• **What needs to be done**:
Pull out every line below holding the word "matplotlib".

--- --- ---

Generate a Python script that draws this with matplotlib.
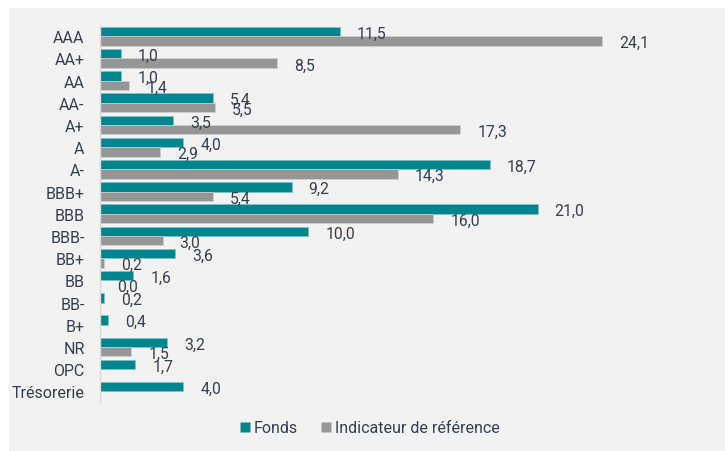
import matplotlib.pyplot as plt
import numpy as np
from matplotlib.lines import Line2D
from matplotlib.patches import Rectangle

plt.rcParams['font.family'] = ['Roboto', 'DejaVu Sans']

# data
categories = ['AAA', 'AA+', 'AA', 'AA-', 'A+', 'A', 'A-', 'BBB+', 'BBB', 'BBB-',
              'BB+', 'BB', 'BB-', 'B+', 'NR', 'OPC', 'Trésorerie']
fonds = [11.5, 1.0, 1.0, 5.4, 3.5, 4.0, 18.7, 9.2, 21.0, 10.0,
         3.6, 1.6, 0.2, 0.4, 3.2, 1.7, 4.0]
indice = [24.1, 8.5, 1.4, 5.5, 17.3, 2.9, 14.3, 5.4, 16.0, 3.0,
          0.2, 0.0, None, None, 1.5, None, None]
series_names = ['Fonds', 'Indicateur de référence']

teal = '#01858f'
grey = '#969696'
txt = '#34404f'
bg = '#f2f2f2'

fig = plt.figure(figsize=(7.25, 4.52), dpi=100)
fig.patch.set_facecolor('white')
fig.patches.append(Rectangle((9 / 725, 0), 1, 443 / 452, transform=fig.transFigure,
                             facecolor=bg, edgecolor='none', zorder=-10))

ax = fig.add_axes([100 / 725, 0.1075, 625 / 725, 0.8345])
ax.set_facecolor(bg)
ax.patch.set_alpha(0)

y = np.arange(len(categories))
h = 0.425

def fmt(v):
    return ('%.1f' % v).replace('.', ',')

for i, v in enumerate(fonds):
    ax.barh(y[i] - h / 2, v, height=h, color=teal, edgecolor='#7fc3c8', linewidth=0.5)
    ax.annotate(fmt(v), (v, y[i] - h / 2), xytext=(12.3, -1.2), textcoords='offset points',
                ha='left', va='center', fontsize=11.3, color=txt)

for i, v in enumerate(indice):
    if v is None:
        continue
    ax.barh(y[i] + h / 2, v, height=h, color=grey, edgecolor='#d0d0d0', linewidth=0.5)
    ax.annotate(fmt(v), (v, y[i] + h / 2), xytext=(12.3, -1.2), textcoords='offset points',
                ha='left', va='center', fontsize=11.3, color=txt)

ax.set_xlim(0, 30)
ax.set_ylim(16.5, -0.5)
ax.set_yticks(y)
ax.set_yticklabels(categories, fontsize=11.5, color=txt)
ax.tick_params(axis='y', length=0, pad=11)
ax.set_xticks([])
for s in ['top', 'right', 'bottom']:
    ax.spines[s].set_visible(False)
ax.spines['left'].set_color('#d9d9d9')
ax.spines['left'].set_linewidth(1)

handles = [Line2D([], [], marker='s', linestyle='none', markersize=6.5,
                  markerfacecolor=teal, markeredgecolor='none'),
           Line2D([], [], marker='s', linestyle='none', markersize=6.5,
                  markerfacecolor=grey, markeredgecolor='none')]
fig.legend(handles, series_names, loc='center', bbox_to_anchor=(370 / 725, 1 - 429 / 452),
           ncol=2, frameon=False, fontsize=11.5, labelcolor=txt,
           handlelength=0.6, handletextpad=0.25, columnspacing=1.5)

fig.savefig('out.png', dpi=100)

--- --- ---

• **Written response**:
Generate a Python script that draws this with matplotlib.
import matplotlib.pyplot as plt
from matplotlib.lines import Line2D
from matplotlib.patches import Rectangle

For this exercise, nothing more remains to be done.